I'm disagreeing with a friend at present about this.

She and a close male friend of hers are both single. They talk all of the time (daily), see each other often, call each other best friend etc. She told him she had feelings for him a few years back and he said he didn't share them, and while she's moved on to a certain extent she still holds a flame.

She thinks that he now sees her as 'more than a friend' due to him messaging more often, saying he loves her (unspecified if this was as a friend or a partner) and seeking her out more. She doesn't want to make a move herself after what happened before but thinks it's only a matter of time.

However he tells her than he's active on Tinder, talks openly and often about his exes, is messaging girls he met on Tinder (and tells her about them) and as recently as 6 months ago was asking her advice on women he was dating (although none ever seem to work out). Just last week he got in touch to ask her advice about whether or not he should reply to a message an ex sent.

I think this is his way of letting her know nicely that they are just friends. She thinks I'm being mean.

IABU?

Prinstress Mon 04-Mar-19 08:45:13

She’s so in the friend zone.

Snoozysnoozy Mon 04-Mar-19 08:46:53

Was just about to say Friendzone.

cobalt90 Mon 04-Mar-19 08:57:24

Sounds like they're just friends and he's talking to her the way he would to any other friend.

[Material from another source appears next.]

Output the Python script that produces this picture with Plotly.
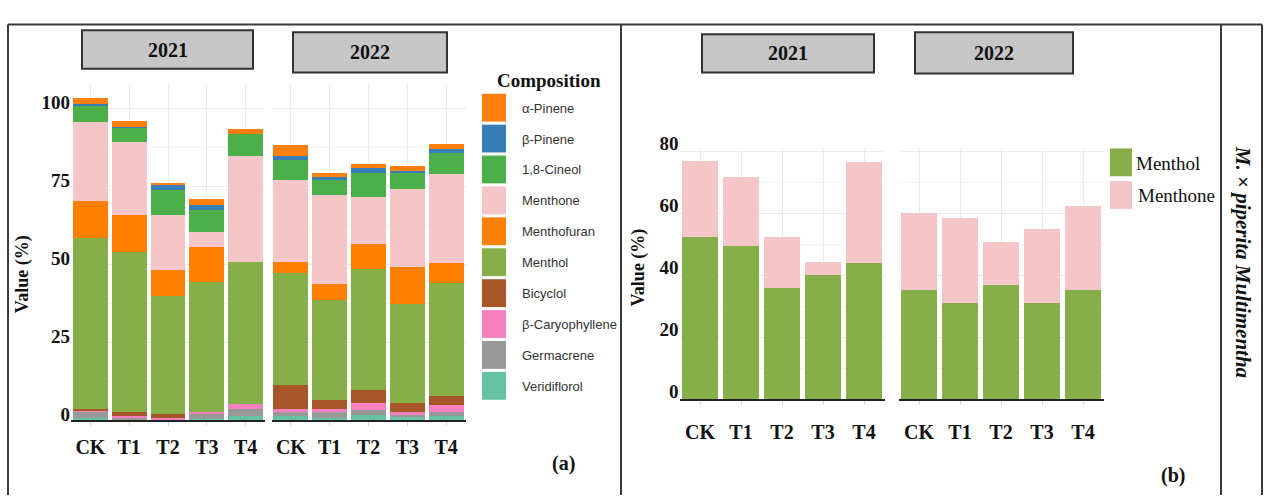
import plotly.graph_objects as go

W, H = 1265, 500


def fx(x):
    return x / W


def fy(y):
    return 1 - y / H


treatments = ["CK", "T1", "T2", "T3", "T4"]
years = ["2021", "2022"]

# Panel (a): essential-oil composition (%), stacked bottom to top
veridiflorol_2021 = [0.7, 0.3, 0.1, 0.5, 1.2]
veridiflorol_2022 = [1.2, 0.7, 1.5, 1.0, 1.2]
germacrene_2021 = [1.9, 0.3, 0.1, 1.5, 2.4]
germacrene_2022 = [1.5, 2.0, 1.8, 0.8, 1.5]
caryophyllene_2021 = [0.3, 0.8, 0.6, 0.5, 1.5]
caryophyllene_2022 = [1.0, 1.0, 2.2, 0.8, 2.2]
bicyclol_2021 = [0.8, 1.1, 1.3, 0.0, 0.0]
bicyclol_2022 = [7.7, 2.6, 4.3, 2.9, 2.8]
menthol_2021 = [54.6, 51.3, 37.6, 41.8, 45.6]
menthol_2022 = [35.9, 32.3, 38.5, 31.8, 36.1]
menthofuran_2021 = [11.8, 12.1, 8.5, 11.2, 0.0]
menthofuran_2022 = [3.4, 5.1, 8.2, 11.7, 6.5]
menthone_2021 = [25.6, 23.1, 17.4, 4.7, 34.1]
menthone_2022 = [26.2, 28.5, 15.1, 25.1, 28.5]
cineol_2021 = [5.1, 4.8, 8.0, 7.3, 6.8]
cineol_2022 = [6.5, 4.8, 7.7, 5.1, 6.7]
b_pinene_2021 = [0.5, 0.2, 1.7, 1.6, 0.0]
b_pinene_2022 = [1.4, 0.8, 1.6, 0.8, 1.4]
a_pinene_2021 = [2.1, 2.0, 0.8, 1.8, 1.8]
a_pinene_2022 = [3.4, 1.5, 1.2, 1.5, 1.6]

# Panel (b): menthol and menthone (%)
menthol_b_2021 = [52.5, 49.4, 36.0, 40.1, 44.1]
menthol_b_2022 = [35.1, 31.1, 37.0, 31.1, 35.1]
menthone_b_2021 = [24.5, 22.3, 16.5, 4.3, 32.6]
menthone_b_2022 = [25.1, 27.3, 13.9, 23.9, 27.3]

components = [
    ("Veridiflorol", veridiflorol_2021, veridiflorol_2022, "#66C2A5"),
    ("Germacrene", germacrene_2021, germacrene_2022, "#999999"),
    ("β-Caryophyllene", caryophyllene_2021, caryophyllene_2022, "#F781BF"),
    ("Bicyclol", bicyclol_2021, bicyclol_2022, "#A65628"),
    ("Menthol", menthol_2021, menthol_2022, "#86AF49"),
    ("Menthofuran", menthofuran_2021, menthofuran_2022, "#FF7F00"),
    ("Menthone", menthone_2021, menthone_2022, "#F5C6C7"),
    ("1,8-Cineol", cineol_2021, cineol_2022, "#4DAF4A"),
    ("β-Pinene", b_pinene_2021, b_pinene_2022, "#377EB8"),
    ("α-Pinene", a_pinene_2021, a_pinene_2022, "#FF7F0E"),
]

GREEN = "#86AF49"
PINK = "#F5C6C7"
SERIF = "Liberation Serif"
SANS = "Liberation Sans"
GRID = "#ebebeb"
FRAME = "#3a3a3a"

fig = go.Figure()

for name, v21, v22, col in components:
    for vals, xa in ((v21, "x"), (v22, "x2")):
        fig.add_trace(go.Bar(
            x=treatments, y=vals, name=name, xaxis=xa, yaxis="y",
            marker=dict(color=col, line=dict(width=0)), width=0.9,
            showlegend=False,
        ))

for name, v21, v22, col in (
    ("Menthol", menthol_b_2021, menthol_b_2022, GREEN),
    ("Menthone", menthone_b_2021, menthone_b_2022, PINK),
):
    for vals, xa in ((v21, "x3"), (v22, "x4")):
        fig.add_trace(go.Bar(
            x=treatments, y=vals, name=name, xaxis=xa, yaxis="y2",
            marker=dict(color=col, line=dict(width=0)), width=0.9,
            showlegend=False,
        ))


def xaxis(left, right, anchor, standoff):
    return dict(
        domain=[fx(left), fx(right)], anchor=anchor,
        type="category", range=[-0.5, 4.5],
        showgrid=True, gridcolor=GRID, gridwidth=1,
        showline=True, linecolor="#222222", linewidth=2,
        ticks="outside", ticklen=4, tickcolor="#d8d8d8",
        ticklabelstandoff=standoff,
        tickfont=dict(family=SERIF, size=20, color="#111111", weight="bold"),
        zeroline=False, fixedrange=True,
    )


layout = dict(
    width=W, height=H,
    margin=dict(l=0, r=0, t=0, b=0),
    paper_bgcolor="white", plot_bgcolor="white",
    barmode="stack", bargap=0.1, showlegend=False,
    xaxis=xaxis(71, 265, "y", 4),
    xaxis2=xaxis(271.5, 465.5, "y", 4),
    xaxis3=xaxis(679.5, 884.5, "y2", 10),
    xaxis4=xaxis(898.5, 1103.5, "y2", 10),
    yaxis=dict(
        domain=[fy(422), fy(71)], anchor="x", range=[0, 108],
        tickmode="linear", tick0=0, dtick=25,
        showgrid=True, gridcolor=GRID, zeroline=False, showline=False,
        minor=dict(dtick=12.5, showgrid=True, gridcolor="#f4f4f4"),
        ticklabelshift=-6,
        tickfont=dict(family=SERIF, size=19, color="#111111", weight="bold"),
        fixedrange=True,
    ),
    yaxis2=dict(
        domain=[fy(400), fy(139)], anchor="x3", range=[0, 81],
        tickmode="linear", tick0=0, dtick=20,
        showgrid=True, gridcolor=GRID, zeroline=False, showline=False,
        minor=dict(dtick=10, showgrid=True, gridcolor="#f4f4f4"),
        ticklabelshift=-8,
        tickfont=dict(family=SERIF, size=19, color="#111111", weight="bold"),
        fixedrange=True,
    ),
)
fig.update_layout(**layout)

shapes = []
annotations = []


def rect(x0, y0, x1, y1, fill, line_color=None, line_width=0):
    shapes.append(dict(
        type="rect", xref="paper", yref="paper",
        x0=fx(x0), x1=fx(x1), y0=fy(y1), y1=fy(y0),
        fillcolor=fill, layer="above",
        line=dict(color=line_color or fill, width=line_width),
    ))


def line(x0, y0, x1, y1, color=FRAME, width=2):
    shapes.append(dict(
        type="line", xref="paper", yref="paper",
        x0=fx(x0), x1=fx(x1), y0=fy(y0), y1=fy(y1),
        line=dict(color=color, width=width), layer="above",
    ))


def text(x, y, s, size, family=SERIF, bold=False, angle=0, xanchor="center",
         color="#111111"):
    annotations.append(dict(
        x=fx(x), y=fy(y), xref="paper", yref="paper", text=s,
        showarrow=False, textangle=angle, xanchor=xanchor, yanchor="middle",
        font=dict(family=family, size=size, color=color,
                  weight="bold" if bold else "normal"),
    ))


# Outer frame and panel dividers
line(8, 10, 1262, 10)
line(8, 10, 8, 500)
line(621, 10, 621, 500)
line(1221, 10, 1221, 500)
line(1262, 10, 1262, 500)

# Year strips
for (x0, y0, x1, y1), label in zip(
    [(82, 16, 253, 56), (293, 18, 447, 60), (702, 20, 874, 60), (915, 18, 1073, 61)],
    years * 2,
):
    rect(x0, y0, x1, y1, "#C6C6C6", "#333333", 2)
    text((x0 + x1) / 2, (y0 + y1) / 2, label, 20, bold=True)

# Axis titles
text(22, 270, "Value (%)", 18, bold=True, angle=-90)
text(638, 263, "Value (%)", 18, bold=True, angle=-90)

# Panel (a) legend
text(549, 68, "Composition", 19, bold=True)
for i, (name, _, _, col) in enumerate(reversed(components)):
    top = 82 + i * 32.2
    rect(482, top, 506, top + 29, col)
    text(520, top + 15, name, 13, family=SANS, xanchor="left", color="#333333")

# Panel (b) legend
rect(1110, 139, 1132, 168, GREEN)
rect(1110, 173, 1132, 202, PINK)
text(1134, 155, "Menthol", 19, xanchor="left")
text(1136, 188, "Menthone", 19, xanchor="left")

# Species label and panel tags
text(1243, 257, "<b><i>M.</i> × <i>piperita Multimentha</i></b>", 21, angle=90)
text(563, 467, "(a)", 20, bold=True)
text(1173, 480, "(b)", 20, bold=True)

fig.update_layout(shapes=shapes, annotations=annotations)
fig.write_html("out.html")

Holidayblues31 Mon 04-Mar-19 09:05:17

He clearly thinks of her as a friend and may be trying to send her some quite strong hints that nothings ever going to happen. He’s been upfront about his feelings

ChoccieEClaire Mon 04-Mar-19 09:18:20

As far as he is concerned they are definitely just friends, as it was discussed previously and he did not share the feeling he will now assume that they have an understanding.
Men don't read into stuff the way women do and if he was genuinely into her he would make it much more obvious, men don't do subtle hints!
If she makes a move in him she will embarrass herself and risk losing him as a friend too.
If she genuinely want a to test his feeling the best thing to do would be to start talking about dating and asking him for advice, it will soon be obvious if he goes sulky/moody that he sees her as anything more than a friend.